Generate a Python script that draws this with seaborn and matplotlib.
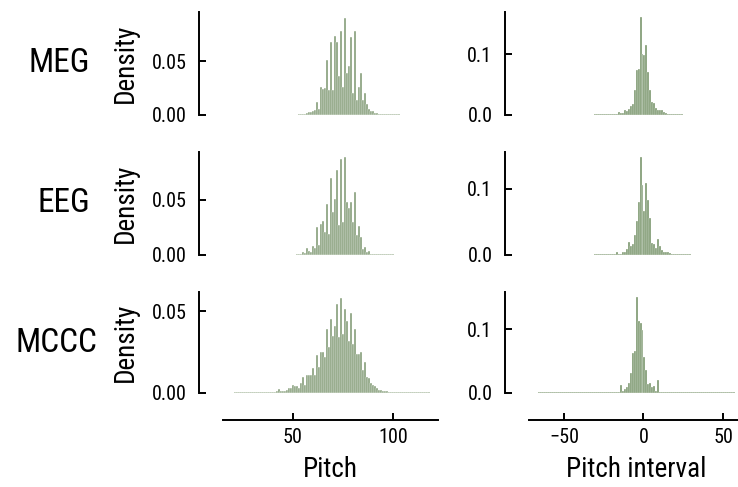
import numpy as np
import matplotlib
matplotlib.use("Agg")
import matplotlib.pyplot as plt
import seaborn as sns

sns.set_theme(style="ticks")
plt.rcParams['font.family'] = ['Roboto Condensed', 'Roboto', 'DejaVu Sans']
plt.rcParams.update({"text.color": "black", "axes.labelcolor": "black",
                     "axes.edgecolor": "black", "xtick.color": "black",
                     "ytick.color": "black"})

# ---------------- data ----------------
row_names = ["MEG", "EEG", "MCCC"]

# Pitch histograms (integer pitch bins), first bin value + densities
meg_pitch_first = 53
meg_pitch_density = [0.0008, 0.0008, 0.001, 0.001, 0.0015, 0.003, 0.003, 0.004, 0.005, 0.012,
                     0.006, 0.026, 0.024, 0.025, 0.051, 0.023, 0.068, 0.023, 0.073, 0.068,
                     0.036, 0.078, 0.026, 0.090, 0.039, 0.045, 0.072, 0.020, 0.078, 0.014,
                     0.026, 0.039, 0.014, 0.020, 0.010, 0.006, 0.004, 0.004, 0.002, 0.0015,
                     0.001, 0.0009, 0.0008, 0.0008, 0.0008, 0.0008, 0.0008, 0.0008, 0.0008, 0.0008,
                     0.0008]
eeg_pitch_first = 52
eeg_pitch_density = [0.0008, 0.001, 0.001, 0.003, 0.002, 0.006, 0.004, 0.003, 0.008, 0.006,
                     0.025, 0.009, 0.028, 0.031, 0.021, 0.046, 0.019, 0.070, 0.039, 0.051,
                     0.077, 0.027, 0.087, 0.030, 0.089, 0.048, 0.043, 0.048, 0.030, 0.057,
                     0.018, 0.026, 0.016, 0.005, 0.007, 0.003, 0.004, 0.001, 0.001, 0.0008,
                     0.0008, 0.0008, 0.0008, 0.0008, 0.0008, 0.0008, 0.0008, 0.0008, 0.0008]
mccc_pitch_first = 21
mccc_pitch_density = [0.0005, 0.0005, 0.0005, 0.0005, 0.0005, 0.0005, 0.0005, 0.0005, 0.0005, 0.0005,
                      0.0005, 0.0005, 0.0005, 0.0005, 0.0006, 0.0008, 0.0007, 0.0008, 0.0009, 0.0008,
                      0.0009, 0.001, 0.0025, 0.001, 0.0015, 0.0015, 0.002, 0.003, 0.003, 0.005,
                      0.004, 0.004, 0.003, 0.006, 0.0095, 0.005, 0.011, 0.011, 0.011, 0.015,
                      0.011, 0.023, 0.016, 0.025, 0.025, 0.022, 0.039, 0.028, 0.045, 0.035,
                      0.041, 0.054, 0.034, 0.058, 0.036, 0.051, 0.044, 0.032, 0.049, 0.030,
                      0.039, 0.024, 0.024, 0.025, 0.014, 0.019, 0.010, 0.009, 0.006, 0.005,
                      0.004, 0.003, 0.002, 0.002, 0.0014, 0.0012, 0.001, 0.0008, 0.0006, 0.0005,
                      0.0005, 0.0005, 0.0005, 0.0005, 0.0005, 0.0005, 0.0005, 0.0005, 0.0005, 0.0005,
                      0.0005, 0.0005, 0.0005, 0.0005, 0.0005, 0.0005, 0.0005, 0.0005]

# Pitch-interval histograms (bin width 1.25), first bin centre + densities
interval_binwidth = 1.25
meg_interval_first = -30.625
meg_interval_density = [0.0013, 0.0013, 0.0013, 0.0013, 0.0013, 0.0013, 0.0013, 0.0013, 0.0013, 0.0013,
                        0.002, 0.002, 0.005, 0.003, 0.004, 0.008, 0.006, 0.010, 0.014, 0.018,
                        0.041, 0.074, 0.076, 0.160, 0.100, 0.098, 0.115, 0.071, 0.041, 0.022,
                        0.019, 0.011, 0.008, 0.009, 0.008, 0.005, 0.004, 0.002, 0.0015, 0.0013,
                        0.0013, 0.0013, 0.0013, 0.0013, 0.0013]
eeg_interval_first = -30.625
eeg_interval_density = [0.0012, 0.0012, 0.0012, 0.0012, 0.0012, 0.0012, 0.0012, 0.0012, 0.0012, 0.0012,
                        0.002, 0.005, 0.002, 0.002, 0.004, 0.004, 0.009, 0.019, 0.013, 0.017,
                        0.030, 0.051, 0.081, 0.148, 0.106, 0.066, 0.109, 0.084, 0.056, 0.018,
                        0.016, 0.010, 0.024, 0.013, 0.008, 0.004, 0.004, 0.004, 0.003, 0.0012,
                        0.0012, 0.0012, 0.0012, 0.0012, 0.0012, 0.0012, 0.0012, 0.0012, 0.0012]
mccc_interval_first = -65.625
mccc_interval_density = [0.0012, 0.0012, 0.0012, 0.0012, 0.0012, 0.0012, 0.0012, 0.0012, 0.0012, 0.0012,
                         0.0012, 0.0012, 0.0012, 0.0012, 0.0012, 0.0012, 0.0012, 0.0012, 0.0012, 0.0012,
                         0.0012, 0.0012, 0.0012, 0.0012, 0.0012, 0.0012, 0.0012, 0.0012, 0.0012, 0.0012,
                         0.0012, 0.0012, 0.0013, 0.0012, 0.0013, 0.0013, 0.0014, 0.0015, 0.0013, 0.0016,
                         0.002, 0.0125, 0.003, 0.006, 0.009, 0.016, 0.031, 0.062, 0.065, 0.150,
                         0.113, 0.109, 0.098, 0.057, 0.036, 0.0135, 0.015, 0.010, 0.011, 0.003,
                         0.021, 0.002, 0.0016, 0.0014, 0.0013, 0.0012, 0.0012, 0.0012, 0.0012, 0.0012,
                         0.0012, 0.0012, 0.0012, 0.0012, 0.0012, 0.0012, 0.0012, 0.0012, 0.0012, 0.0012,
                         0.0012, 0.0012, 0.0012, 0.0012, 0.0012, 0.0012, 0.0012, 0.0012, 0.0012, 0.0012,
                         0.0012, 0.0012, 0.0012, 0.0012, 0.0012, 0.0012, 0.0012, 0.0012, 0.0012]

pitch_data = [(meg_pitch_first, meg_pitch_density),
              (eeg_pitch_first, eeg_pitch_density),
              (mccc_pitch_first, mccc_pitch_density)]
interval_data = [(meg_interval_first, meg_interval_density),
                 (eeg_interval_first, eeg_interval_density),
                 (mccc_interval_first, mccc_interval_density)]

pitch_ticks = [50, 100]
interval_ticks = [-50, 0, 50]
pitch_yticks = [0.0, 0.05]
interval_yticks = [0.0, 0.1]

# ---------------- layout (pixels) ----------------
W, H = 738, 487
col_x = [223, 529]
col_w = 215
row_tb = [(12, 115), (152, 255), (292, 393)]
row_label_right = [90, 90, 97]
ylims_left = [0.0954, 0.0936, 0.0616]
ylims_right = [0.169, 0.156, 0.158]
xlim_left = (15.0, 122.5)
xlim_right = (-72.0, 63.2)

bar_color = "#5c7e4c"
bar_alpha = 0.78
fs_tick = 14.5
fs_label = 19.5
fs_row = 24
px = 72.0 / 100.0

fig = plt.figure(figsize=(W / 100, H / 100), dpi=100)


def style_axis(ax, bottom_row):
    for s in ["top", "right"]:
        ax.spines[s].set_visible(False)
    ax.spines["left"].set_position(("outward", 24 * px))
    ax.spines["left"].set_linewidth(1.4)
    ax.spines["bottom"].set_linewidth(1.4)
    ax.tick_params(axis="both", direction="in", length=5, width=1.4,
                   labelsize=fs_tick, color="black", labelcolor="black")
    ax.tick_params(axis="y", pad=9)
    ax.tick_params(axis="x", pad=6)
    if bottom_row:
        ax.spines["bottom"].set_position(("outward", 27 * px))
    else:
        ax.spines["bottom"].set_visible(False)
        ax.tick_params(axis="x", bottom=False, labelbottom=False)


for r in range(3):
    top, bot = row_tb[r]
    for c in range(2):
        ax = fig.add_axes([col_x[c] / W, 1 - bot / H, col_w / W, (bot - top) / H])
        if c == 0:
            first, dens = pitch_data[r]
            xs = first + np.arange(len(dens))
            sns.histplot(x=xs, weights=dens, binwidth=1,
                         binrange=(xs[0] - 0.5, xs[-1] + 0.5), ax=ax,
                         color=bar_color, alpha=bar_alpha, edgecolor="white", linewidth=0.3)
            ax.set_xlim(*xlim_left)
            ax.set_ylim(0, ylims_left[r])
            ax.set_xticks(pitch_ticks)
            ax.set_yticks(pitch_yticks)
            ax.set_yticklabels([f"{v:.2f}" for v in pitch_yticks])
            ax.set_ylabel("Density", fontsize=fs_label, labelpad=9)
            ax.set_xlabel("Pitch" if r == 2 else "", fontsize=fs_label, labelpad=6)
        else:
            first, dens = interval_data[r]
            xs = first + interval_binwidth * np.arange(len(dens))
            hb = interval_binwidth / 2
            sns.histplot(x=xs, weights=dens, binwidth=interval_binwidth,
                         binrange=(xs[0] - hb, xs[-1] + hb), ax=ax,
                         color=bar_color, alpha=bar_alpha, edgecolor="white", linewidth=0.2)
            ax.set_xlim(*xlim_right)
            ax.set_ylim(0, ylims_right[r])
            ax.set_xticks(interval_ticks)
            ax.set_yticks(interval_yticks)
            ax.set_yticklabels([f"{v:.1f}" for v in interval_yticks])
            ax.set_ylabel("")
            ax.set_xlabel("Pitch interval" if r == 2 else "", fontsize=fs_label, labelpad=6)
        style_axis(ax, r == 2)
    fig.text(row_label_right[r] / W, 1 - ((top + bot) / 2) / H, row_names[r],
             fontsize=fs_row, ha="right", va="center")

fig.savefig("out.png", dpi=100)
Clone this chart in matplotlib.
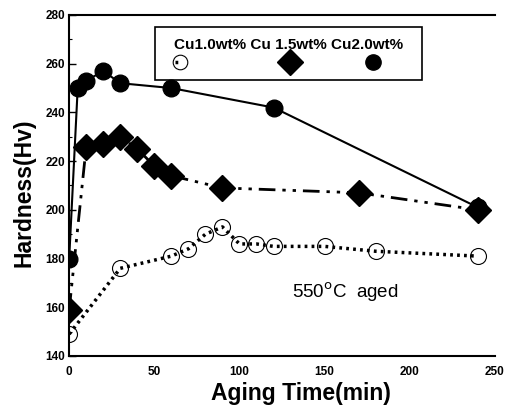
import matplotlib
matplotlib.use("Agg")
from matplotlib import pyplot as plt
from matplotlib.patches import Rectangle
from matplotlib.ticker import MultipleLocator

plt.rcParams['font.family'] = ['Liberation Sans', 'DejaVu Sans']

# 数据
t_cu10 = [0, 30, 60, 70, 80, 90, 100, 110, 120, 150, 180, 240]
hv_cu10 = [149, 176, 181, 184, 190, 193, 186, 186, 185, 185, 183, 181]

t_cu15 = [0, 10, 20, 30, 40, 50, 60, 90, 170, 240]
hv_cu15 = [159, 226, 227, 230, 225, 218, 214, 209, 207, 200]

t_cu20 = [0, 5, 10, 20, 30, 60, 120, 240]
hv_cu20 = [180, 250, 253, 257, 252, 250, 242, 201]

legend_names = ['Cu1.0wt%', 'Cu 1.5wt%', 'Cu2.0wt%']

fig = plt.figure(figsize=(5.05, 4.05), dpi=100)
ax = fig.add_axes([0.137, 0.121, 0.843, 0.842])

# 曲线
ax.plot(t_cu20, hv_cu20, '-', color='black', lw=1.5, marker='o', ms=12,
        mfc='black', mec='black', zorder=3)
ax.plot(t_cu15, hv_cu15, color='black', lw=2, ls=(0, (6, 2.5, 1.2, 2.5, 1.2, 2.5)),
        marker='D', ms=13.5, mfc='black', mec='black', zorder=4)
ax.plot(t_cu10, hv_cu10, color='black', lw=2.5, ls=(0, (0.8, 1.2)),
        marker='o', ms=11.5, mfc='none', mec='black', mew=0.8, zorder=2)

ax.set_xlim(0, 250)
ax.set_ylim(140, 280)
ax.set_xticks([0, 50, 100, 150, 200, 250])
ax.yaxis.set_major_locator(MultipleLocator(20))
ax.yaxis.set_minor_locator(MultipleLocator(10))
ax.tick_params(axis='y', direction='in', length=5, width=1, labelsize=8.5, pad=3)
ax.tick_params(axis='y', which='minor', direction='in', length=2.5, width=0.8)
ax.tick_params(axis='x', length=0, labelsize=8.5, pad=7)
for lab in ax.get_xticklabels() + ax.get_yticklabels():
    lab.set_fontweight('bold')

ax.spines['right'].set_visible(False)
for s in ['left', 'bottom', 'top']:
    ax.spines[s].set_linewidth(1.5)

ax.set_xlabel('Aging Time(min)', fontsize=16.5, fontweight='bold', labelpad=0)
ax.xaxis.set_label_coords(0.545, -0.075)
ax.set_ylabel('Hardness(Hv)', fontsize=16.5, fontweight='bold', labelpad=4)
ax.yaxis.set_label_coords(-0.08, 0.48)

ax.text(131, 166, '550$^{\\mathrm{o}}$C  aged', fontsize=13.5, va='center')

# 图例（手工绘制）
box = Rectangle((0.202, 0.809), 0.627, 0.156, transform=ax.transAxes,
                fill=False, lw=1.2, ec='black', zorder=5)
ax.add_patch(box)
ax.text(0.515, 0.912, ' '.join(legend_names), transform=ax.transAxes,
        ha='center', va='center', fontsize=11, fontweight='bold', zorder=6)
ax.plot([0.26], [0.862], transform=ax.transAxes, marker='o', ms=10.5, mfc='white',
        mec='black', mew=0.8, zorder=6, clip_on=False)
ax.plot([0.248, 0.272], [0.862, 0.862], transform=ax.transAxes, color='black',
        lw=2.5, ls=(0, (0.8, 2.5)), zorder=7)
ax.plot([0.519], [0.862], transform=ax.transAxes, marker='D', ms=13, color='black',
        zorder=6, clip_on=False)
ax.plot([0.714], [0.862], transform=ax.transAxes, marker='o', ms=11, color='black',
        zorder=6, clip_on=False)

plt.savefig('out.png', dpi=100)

THE PROBLEM: From the records above, copy only the lines running from the line holding "Clone this chart in matplotlib." through the line holding "legend_names = ['Cu1.0wt%', 'Cu", with no pictures.

ANSWER TO THE TASK:
Clone this chart in matplotlib.
import matplotlib
matplotlib.use("Agg")
from matplotlib import pyplot as plt
from matplotlib.patches import Rectangle
from matplotlib.ticker import MultipleLocator

plt.rcParams['font.family'] = ['Liberation Sans', 'DejaVu Sans']

# 数据
t_cu10 = [0, 30, 60, 70, 80, 90, 100, 110, 120, 150, 180, 240]
hv_cu10 = [149, 176, 181, 184, 190, 193, 186, 186, 185, 185, 183, 181]

t_cu15 = [0, 10, 20, 30, 40, 50, 60, 90, 170, 240]
hv_cu15 = [159, 226, 227, 230, 225, 218, 214, 209, 207, 200]

t_cu20 = [0, 5, 10, 20, 30, 60, 120, 240]
hv_cu20 = [180, 250, 253, 257, 252, 250, 242, 201]

legend_names = ['Cu1.0wt%', 'Cu 1.5wt%', 'Cu2.0wt%']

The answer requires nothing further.